▶ **Request**
Everything from the first line of the data below through the line that contains "var permTicks = [2.0, 3.0, 4.0, 5.0, 6.0, 7.0, 8.0, 9.0];" should be written out exactly, please, and nothing more; the pictures stay out.

▶ **Supplied data**
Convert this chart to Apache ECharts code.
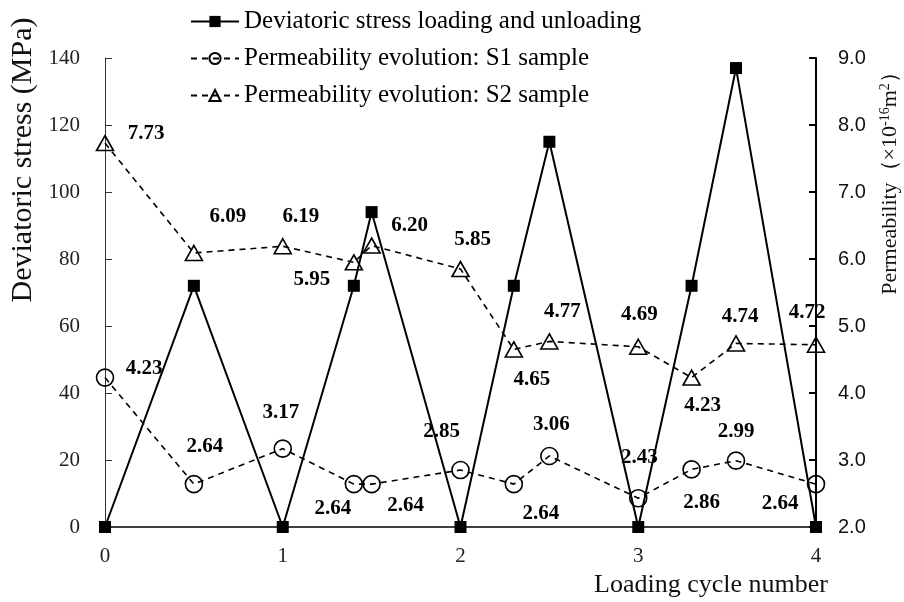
<!DOCTYPE html>
<html>
<head>
<meta charset="utf-8">
<script src="https://cdn.jsdelivr.net/npm/echarts@6/dist/echarts.min.js"></script>
<style>
  html, body { margin: 0; padding: 0; background: #fff; }
  #chart { width: 904px; height: 602px; }
</style>
</head>
<body>
<div id="chart"></div>
<script>
// Loading-cycle positions (x) shared by all three series
var cycles = [0, 0.5, 1, 1.4, 1.5, 2, 2.3, 2.5, 3, 3.3, 3.55, 4];

// Deviatoric stress (MPa), left axis
var stress = [0, 72, 0, 72, 94, 0, 72, 115, 0, 72, 137, 0];

// Permeability (×10^-16 m²), right axis
var permS1 = [4.23, 2.64, 3.17, 2.64, 2.64, 2.85, 2.64, 3.06, 2.43, 2.86, 2.99, 2.64];
var permS2 = [7.73, 6.09, 6.19, 5.95, 6.20, 5.85, 4.65, 4.77, 4.69, 4.23, 4.74, 4.72];

// Axis ticks
var xTicks = [0, 1, 2, 3, 4];
var stressTicks = [0, 20, 40, 60, 80, 100, 120, 140];
var permTicks = [2.0, 3.0, 4.0, 5.0, 6.0, 7.0, 8.0, 9.0];

// Value label placement (pixel offsets from each marker)
var s1LabelOffsets = [[39, -9], [11, -38], [-2, -36], [-21, 24], [34, 21], [-19, -38],
                      [27, 29], [2, -31], [1, -41], [10, 33], [0, -29], [-36, 19]];
var s2LabelOffsets = [[41, -10], [34, -36], [18, -30], [-42, 17], [38, -20], [12, -29],
                      [18, 30], [13, -30], [1, -32], [11, 28], [4, -27], [-9, -32]];

var SERIF = '"Liberation Serif", "Times New Roman", serif';
var SANS = '"Liberation Sans", Arial, sans-serif';

function pairs(xs, ys, offsets) {
  return xs.map(function (x, i) {
    var item = { value: [x, ys[i]] };
    if (offsets) {
      item.label = { show: true, position: 'inside', offset: offsets[i],
        formatter: ys[i].toFixed(2) };
    }
    return item;
  });
}

var labelStyle = {
  color: '#000', fontFamily: SERIF, fontWeight: 'bold', fontSize: 21
};

var chart = echarts.init(document.getElementById('chart'), null, { renderer: 'canvas' });

chart.setOption({
  animation: false,
  backgroundColor: '#fff',
  grid: { left: 105, right: 88, top: 58, bottom: 75, containLabel: false },
  legend: {
    orient: 'vertical',
    left: 185,
    top: 4,
    itemWidth: 48,
    itemHeight: 14,
    itemGap: 12,
    textStyle: { color: '#000', fontFamily: SERIF, fontSize: 25 },
    data: [
      'Deviatoric stress loading and unloading',
      'Permeability evolution: S1 sample',
      'Permeability evolution: S2 sample'
    ]
  },
  xAxis: {
    type: 'value',
    min: xTicks[0],
    max: xTicks[xTicks.length - 1],
    interval: 1,
    axisLine: { show: true, onZero: false, lineStyle: { color: '#000', width: 1.5 } },
    axisTick: { show: false },
    splitLine: { show: false },
    axisLabel: { color: '#222', fontFamily: SERIF, fontSize: 21, margin: 19 }
  },
  yAxis: [
    {
      type: 'value',
      min: stressTicks[0],
      max: stressTicks[stressTicks.length - 1],
      interval: 20,
      axisLine: { show: true, lineStyle: { color: '#333', width: 1 } },
      axisTick: { show: true, inside: true, length: 7, lineStyle: { color: '#333' } },
      splitLine: { show: false },
      axisLabel: { color: '#222', fontFamily: SERIF, fontSize: 21, margin: 25 }
    },
    {
      type: 'value',
      position: 'right',
      min: permTicks[0],
      max: permTicks[permTicks.length - 1],
      interval: 1,
      axisLine: { show: true, lineStyle: { color: '#000', width: 2 } },
      axisTick: { show: true, inside: true, length: 7, lineStyle: { color: '#000', width: 2 } },
      splitLine: { show: false },
      axisLabel: {
        color: '#111', fontFamily: SANS, fontSize: 20, margin: 22,
        formatter: function (v) { return v.toFixed(1); }
      }
    }
  ],
  graphic: [
    {
      type: 'text',
      x: 23, y: 160, rotation: Math.PI / 2,
      style: {
        text: 'Deviatoric stress (MPa)', fill: '#111', font: '30px ' + SERIF,
        textAlign: 'center', textVerticalAlign: 'middle'
      }
    },
    {
      type: 'text',
      x: 890, y: 178, rotation: Math.PI / 2,
      style: {
        rich: {
          n: { fontFamily: SERIF, fontSize: 22, fill: '#111' },
          s: { fontFamily: SERIF, fontSize: 14, fill: '#111', padding: [0, 0, 10, 0] }
        },
        text: '{n|Permeability（×10}{s|-16}{n|m}{s|2}{n|）}',
        textAlign: 'center', textVerticalAlign: 'middle'
      }
    },
    {
      type: 'text',
      x: 828, y: 585,
      style: {
        text: 'Loading cycle number', fill: '#111', font: '26px ' + SERIF,
        textAlign: 'right', textVerticalAlign: 'middle'
      }
    }
  ],
  series: [
    {
      name: 'Deviatoric stress loading and unloading',
      type: 'line',
      yAxisIndex: 0,
      z: 3,
      data: pairs(cycles, stress),
      symbol: 'rect',
      symbolSize: 12,
      color: '#000',
      lineStyle: { color: '#000', width: 2, type: 'solid' },
      itemStyle: { color: '#000' }
    },
    {
      name: 'Permeability evolution: S1 sample',
      type: 'line',
      yAxisIndex: 1,
      z: 2,
      data: pairs(cycles, permS1, s1LabelOffsets),
      symbol: 'circle',
      symbolSize: 17,
      color: '#000',
      lineStyle: { color: '#000', width: 1.6, type: [6, 5] },
      itemStyle: { color: 'rgba(255,255,255,0)', borderColor: '#000', borderWidth: 1.6 },
      label: labelStyle
    },
    {
      name: 'Permeability evolution: S2 sample',
      type: 'line',
      yAxisIndex: 1,
      z: 2,
      data: pairs(cycles, permS2, s2LabelOffsets),
      symbol: 'triangle',
      symbolSize: [17, 15],
      color: '#000',
      lineStyle: { color: '#000', width: 1.6, type: [6, 5] },
      itemStyle: { color: 'rgba(255,255,255,0)', borderColor: '#000', borderWidth: 1.6 },
      label: labelStyle
    }
  ]
});
</script>
</body>
</html>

▶ **Output for this exercise**
Convert this chart to Apache ECharts code.
<!DOCTYPE html>
<html>
<head>
<meta charset="utf-8">
<script src="https://cdn.jsdelivr.net/npm/echarts@6/dist/echarts.min.js"></script>
<style>
  html, body { margin: 0; padding: 0; background: #fff; }
  #chart { width: 904px; height: 602px; }
</style>
</head>
<body>
<div id="chart"></div>
<script>
// Loading-cycle positions (x) shared by all three series
var cycles = [0, 0.5, 1, 1.4, 1.5, 2, 2.3, 2.5, 3, 3.3, 3.55, 4];

// Deviatoric stress (MPa), left axis
var stress = [0, 72, 0, 72, 94, 0, 72, 115, 0, 72, 137, 0];

// Permeability (×10^-16 m²), right axis
var permS1 = [4.23, 2.64, 3.17, 2.64, 2.64, 2.85, 2.64, 3.06, 2.43, 2.86, 2.99, 2.64];
var permS2 = [7.73, 6.09, 6.19, 5.95, 6.20, 5.85, 4.65, 4.77, 4.69, 4.23, 4.74, 4.72];

// Axis ticks
var xTicks = [0, 1, 2, 3, 4];
var stressTicks = [0, 20, 40, 60, 80, 100, 120, 140];
var permTicks = [2.0, 3.0, 4.0, 5.0, 6.0, 7.0, 8.0, 9.0];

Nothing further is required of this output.